PROBLEM TO SOLVE | The records below must be written out exactly, with every picture left behind.

─── ENTRIES PROVIDED

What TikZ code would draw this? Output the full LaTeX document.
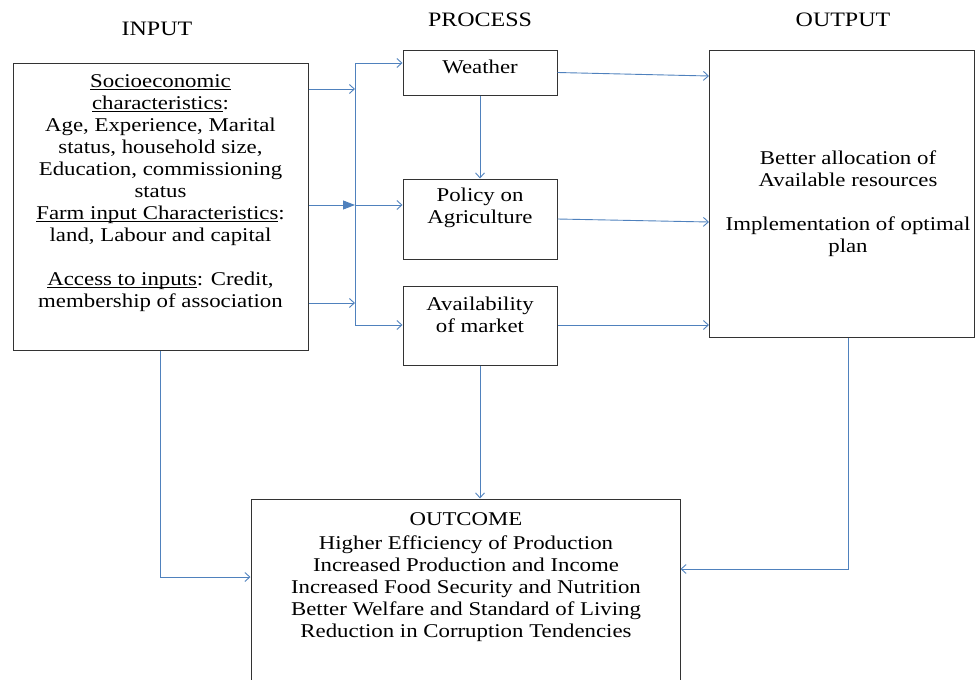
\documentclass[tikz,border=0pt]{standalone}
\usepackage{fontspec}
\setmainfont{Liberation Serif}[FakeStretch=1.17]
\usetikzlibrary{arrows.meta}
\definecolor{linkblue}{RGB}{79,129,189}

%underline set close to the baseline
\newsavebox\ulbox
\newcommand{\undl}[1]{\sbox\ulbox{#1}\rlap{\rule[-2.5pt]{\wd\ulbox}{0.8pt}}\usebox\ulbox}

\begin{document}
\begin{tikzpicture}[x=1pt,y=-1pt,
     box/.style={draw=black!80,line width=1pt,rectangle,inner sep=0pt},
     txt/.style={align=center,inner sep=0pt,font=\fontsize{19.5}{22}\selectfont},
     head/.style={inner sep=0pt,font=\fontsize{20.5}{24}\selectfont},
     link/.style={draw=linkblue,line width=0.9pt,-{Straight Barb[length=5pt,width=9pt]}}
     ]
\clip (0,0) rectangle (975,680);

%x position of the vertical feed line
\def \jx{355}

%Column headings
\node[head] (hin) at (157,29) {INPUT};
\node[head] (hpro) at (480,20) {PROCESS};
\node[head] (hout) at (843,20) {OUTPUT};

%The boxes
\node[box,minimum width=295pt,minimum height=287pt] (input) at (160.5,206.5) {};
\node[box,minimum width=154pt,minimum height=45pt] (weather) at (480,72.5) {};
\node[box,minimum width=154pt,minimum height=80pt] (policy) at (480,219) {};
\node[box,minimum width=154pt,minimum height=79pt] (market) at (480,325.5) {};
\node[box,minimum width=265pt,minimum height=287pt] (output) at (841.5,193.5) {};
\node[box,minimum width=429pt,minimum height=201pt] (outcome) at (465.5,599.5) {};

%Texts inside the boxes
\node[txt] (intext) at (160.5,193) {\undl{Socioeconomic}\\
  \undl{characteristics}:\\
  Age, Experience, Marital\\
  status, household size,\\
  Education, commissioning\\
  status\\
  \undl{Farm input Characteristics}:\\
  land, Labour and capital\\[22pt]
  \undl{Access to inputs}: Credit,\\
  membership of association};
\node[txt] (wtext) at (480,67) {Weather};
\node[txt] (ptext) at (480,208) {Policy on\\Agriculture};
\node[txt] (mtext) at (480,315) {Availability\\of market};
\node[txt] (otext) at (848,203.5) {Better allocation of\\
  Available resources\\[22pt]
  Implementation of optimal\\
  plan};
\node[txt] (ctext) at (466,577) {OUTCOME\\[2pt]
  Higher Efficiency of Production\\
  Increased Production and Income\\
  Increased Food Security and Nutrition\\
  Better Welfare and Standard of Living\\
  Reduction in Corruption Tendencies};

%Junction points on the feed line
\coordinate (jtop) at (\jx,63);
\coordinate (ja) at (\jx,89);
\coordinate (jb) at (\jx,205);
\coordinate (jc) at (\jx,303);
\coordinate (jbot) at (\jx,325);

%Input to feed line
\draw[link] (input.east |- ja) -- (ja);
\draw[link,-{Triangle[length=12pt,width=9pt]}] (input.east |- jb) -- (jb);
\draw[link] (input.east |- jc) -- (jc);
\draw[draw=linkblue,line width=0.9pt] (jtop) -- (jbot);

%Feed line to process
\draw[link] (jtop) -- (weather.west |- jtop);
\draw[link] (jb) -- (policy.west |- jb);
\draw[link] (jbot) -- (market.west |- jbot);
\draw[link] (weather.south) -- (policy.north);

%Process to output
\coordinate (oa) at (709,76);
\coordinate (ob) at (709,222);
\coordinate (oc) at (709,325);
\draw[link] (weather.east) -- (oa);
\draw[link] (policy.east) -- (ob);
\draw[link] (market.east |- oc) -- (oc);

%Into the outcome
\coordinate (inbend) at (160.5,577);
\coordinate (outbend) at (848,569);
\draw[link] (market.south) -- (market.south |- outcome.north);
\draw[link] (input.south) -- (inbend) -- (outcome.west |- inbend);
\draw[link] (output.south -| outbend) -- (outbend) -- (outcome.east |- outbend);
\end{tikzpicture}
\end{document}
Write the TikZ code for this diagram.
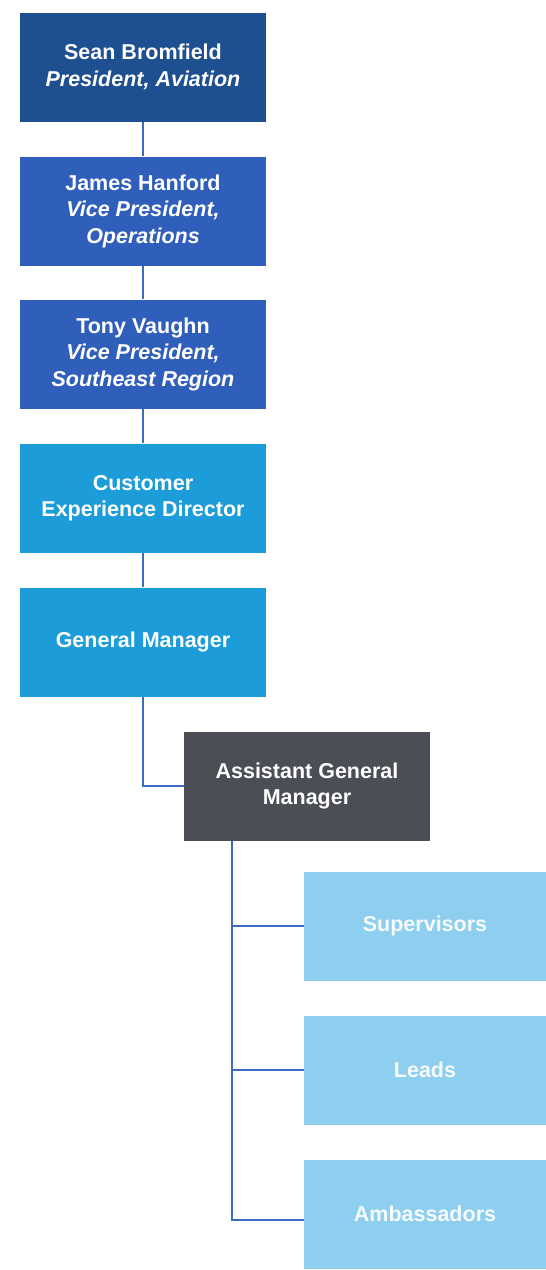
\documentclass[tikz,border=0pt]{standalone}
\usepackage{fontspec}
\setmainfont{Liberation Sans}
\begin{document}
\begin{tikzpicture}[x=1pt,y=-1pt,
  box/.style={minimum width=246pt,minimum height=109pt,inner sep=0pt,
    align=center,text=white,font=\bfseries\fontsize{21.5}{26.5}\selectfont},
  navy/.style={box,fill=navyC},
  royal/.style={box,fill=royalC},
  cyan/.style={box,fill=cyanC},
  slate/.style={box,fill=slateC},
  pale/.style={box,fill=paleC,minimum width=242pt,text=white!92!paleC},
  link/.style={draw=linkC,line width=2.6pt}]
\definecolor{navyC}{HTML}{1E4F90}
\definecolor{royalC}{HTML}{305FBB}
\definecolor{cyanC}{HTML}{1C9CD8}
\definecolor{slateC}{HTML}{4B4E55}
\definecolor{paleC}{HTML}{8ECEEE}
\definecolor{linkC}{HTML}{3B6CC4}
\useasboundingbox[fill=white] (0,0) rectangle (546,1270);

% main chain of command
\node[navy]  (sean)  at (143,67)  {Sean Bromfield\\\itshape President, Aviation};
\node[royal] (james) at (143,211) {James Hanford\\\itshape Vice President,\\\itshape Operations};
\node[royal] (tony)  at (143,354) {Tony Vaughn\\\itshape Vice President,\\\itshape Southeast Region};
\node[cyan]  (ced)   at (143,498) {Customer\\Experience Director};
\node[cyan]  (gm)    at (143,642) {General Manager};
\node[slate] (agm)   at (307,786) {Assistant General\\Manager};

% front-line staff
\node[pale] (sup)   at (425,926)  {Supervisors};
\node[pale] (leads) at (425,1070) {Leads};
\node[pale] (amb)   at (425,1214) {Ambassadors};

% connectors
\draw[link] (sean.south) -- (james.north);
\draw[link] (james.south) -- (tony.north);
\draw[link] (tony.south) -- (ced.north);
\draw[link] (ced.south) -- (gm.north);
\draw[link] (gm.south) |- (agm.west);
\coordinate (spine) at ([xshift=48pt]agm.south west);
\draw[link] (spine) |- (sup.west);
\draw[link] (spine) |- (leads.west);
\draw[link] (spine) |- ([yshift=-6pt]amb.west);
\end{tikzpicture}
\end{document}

──────

RESPONSE TO THIS EXERCISE |
What TikZ code would draw this? Output the full LaTeX document.
\documentclass[tikz,border=0pt]{standalone}
\usepackage{fontspec}
\setmainfont{Liberation Serif}[FakeStretch=1.17]
\usetikzlibrary{arrows.meta}
\definecolor{linkblue}{RGB}{79,129,189}

%underline set close to the baseline
\newsavebox\ulbox
\newcommand{\undl}[1]{\sbox\ulbox{#1}\rlap{\rule[-2.5pt]{\wd\ulbox}{0.8pt}}\usebox\ulbox}

\begin{document}
\begin{tikzpicture}[x=1pt,y=-1pt,
     box/.style={draw=black!80,line width=1pt,rectangle,inner sep=0pt},
     txt/.style={align=center,inner sep=0pt,font=\fontsize{19.5}{22}\selectfont},
     head/.style={inner sep=0pt,font=\fontsize{20.5}{24}\selectfont},
     link/.style={draw=linkblue,line width=0.9pt,-{Straight Barb[length=5pt,width=9pt]}}
     ]
\clip (0,0) rectangle (975,680);

%x position of the vertical feed line
\def \jx{355}

%Column headings
\node[head] (hin) at (157,29) {INPUT};
\node[head] (hpro) at (480,20) {PROCESS};
\node[head] (hout) at (843,20) {OUTPUT};

%The boxes
\node[box,minimum width=295pt,minimum height=287pt] (input) at (160.5,206.5) {};
\node[box,minimum width=154pt,minimum height=45pt] (weather) at (480,72.5) {};
\node[box,minimum width=154pt,minimum height=80pt] (policy) at (480,219) {};
\node[box,minimum width=154pt,minimum height=79pt] (market) at (480,325.5) {};
\node[box,minimum width=265pt,minimum height=287pt] (output) at (841.5,193.5) {};
\node[box,minimum width=429pt,minimum height=201pt] (outcome) at (465.5,599.5) {};

%Texts inside the boxes
\node[txt] (intext) at (160.5,193) {\undl{Socioeconomic}\\
  \undl{characteristics}:\\
  Age, Experience, Marital\\
  status, household size,\\
  Education, commissioning\\
  status\\
  \undl{Farm input Characteristics}:\\
  land, Labour and capital\\[22pt]
  \undl{Access to inputs}: Credit,\\
  membership of association};
\node[txt] (wtext) at (480,67) {Weather};
\node[txt] (ptext) at (480,208) {Policy on\\Agriculture};
\node[txt] (mtext) at (480,315) {Availability\\of market};
\node[txt] (otext) at (848,203.5) {Better allocation of\\
  Available resources\\[22pt]
  Implementation of optimal\\
  plan};
\node[txt] (ctext) at (466,577) {OUTCOME\\[2pt]
  Higher Efficiency of Production\\
  Increased Production and Income\\
  Increased Food Security and Nutrition\\
  Better Welfare and Standard of Living\\
  Reduction in Corruption Tendencies};

%Junction points on the feed line
\coordinate (jtop) at (\jx,63);
\coordinate (ja) at (\jx,89);
\coordinate (jb) at (\jx,205);
\coordinate (jc) at (\jx,303);
\coordinate (jbot) at (\jx,325);

%Input to feed line
\draw[link] (input.east |- ja) -- (ja);
\draw[link,-{Triangle[length=12pt,width=9pt]}] (input.east |- jb) -- (jb);
\draw[link] (input.east |- jc) -- (jc);
\draw[draw=linkblue,line width=0.9pt] (jtop) -- (jbot);

%Feed line to process
\draw[link] (jtop) -- (weather.west |- jtop);
\draw[link] (jb) -- (policy.west |- jb);
\draw[link] (jbot) -- (market.west |- jbot);
\draw[link] (weather.south) -- (policy.north);

%Process to output
\coordinate (oa) at (709,76);
\coordinate (ob) at (709,222);
\coordinate (oc) at (709,325);
\draw[link] (weather.east) -- (oa);
\draw[link] (policy.east) -- (ob);
\draw[link] (market.east |- oc) -- (oc);

%Into the outcome
\coordinate (inbend) at (160.5,577);
\coordinate (outbend) at (848,569);
\draw[link] (market.south) -- (market.south |- outcome.north);
\draw[link] (input.south) -- (inbend) -- (outcome.west |- inbend);
\draw[link] (output.south -| outbend) -- (outbend) -- (outcome.east |- outbend);
\end{tikzpicture}
\end{document}
Write the TikZ code for this diagram.
\documentclass[tikz,border=0pt]{standalone}
\usepackage{fontspec}
\setmainfont{Liberation Sans}
\begin{document}
\begin{tikzpicture}[x=1pt,y=-1pt,
  box/.style={minimum width=246pt,minimum height=109pt,inner sep=0pt,
    align=center,text=white,font=\bfseries\fontsize{21.5}{26.5}\selectfont},
  navy/.style={box,fill=navyC},
  royal/.style={box,fill=royalC},
  cyan/.style={box,fill=cyanC},
  slate/.style={box,fill=slateC},
  pale/.style={box,fill=paleC,minimum width=242pt,text=white!92!paleC},
  link/.style={draw=linkC,line width=2.6pt}]
\definecolor{navyC}{HTML}{1E4F90}
\definecolor{royalC}{HTML}{305FBB}
\definecolor{cyanC}{HTML}{1C9CD8}
\definecolor{slateC}{HTML}{4B4E55}
\definecolor{paleC}{HTML}{8ECEEE}
\definecolor{linkC}{HTML}{3B6CC4}
\useasboundingbox[fill=white] (0,0) rectangle (546,1270);

% main chain of command
\node[navy]  (sean)  at (143,67)  {Sean Bromfield\\\itshape President, Aviation};
\node[royal] (james) at (143,211) {James Hanford\\\itshape Vice President,\\\itshape Operations};
\node[royal] (tony)  at (143,354) {Tony Vaughn\\\itshape Vice President,\\\itshape Southeast Region};
\node[cyan]  (ced)   at (143,498) {Customer\\Experience Director};
\node[cyan]  (gm)    at (143,642) {General Manager};
\node[slate] (agm)   at (307,786) {Assistant General\\Manager};

% front-line staff
\node[pale] (sup)   at (425,926)  {Supervisors};
\node[pale] (leads) at (425,1070) {Leads};
\node[pale] (amb)   at (425,1214) {Ambassadors};

% connectors
\draw[link] (sean.south) -- (james.north);
\draw[link] (james.south) -- (tony.north);
\draw[link] (tony.south) -- (ced.north);
\draw[link] (ced.south) -- (gm.north);
\draw[link] (gm.south) |- (agm.west);
\coordinate (spine) at ([xshift=48pt]agm.south west);
\draw[link] (spine) |- (sup.west);
\draw[link] (spine) |- (leads.west);
\draw[link] (spine) |- ([yshift=-6pt]amb.west);
\end{tikzpicture}
\end{document}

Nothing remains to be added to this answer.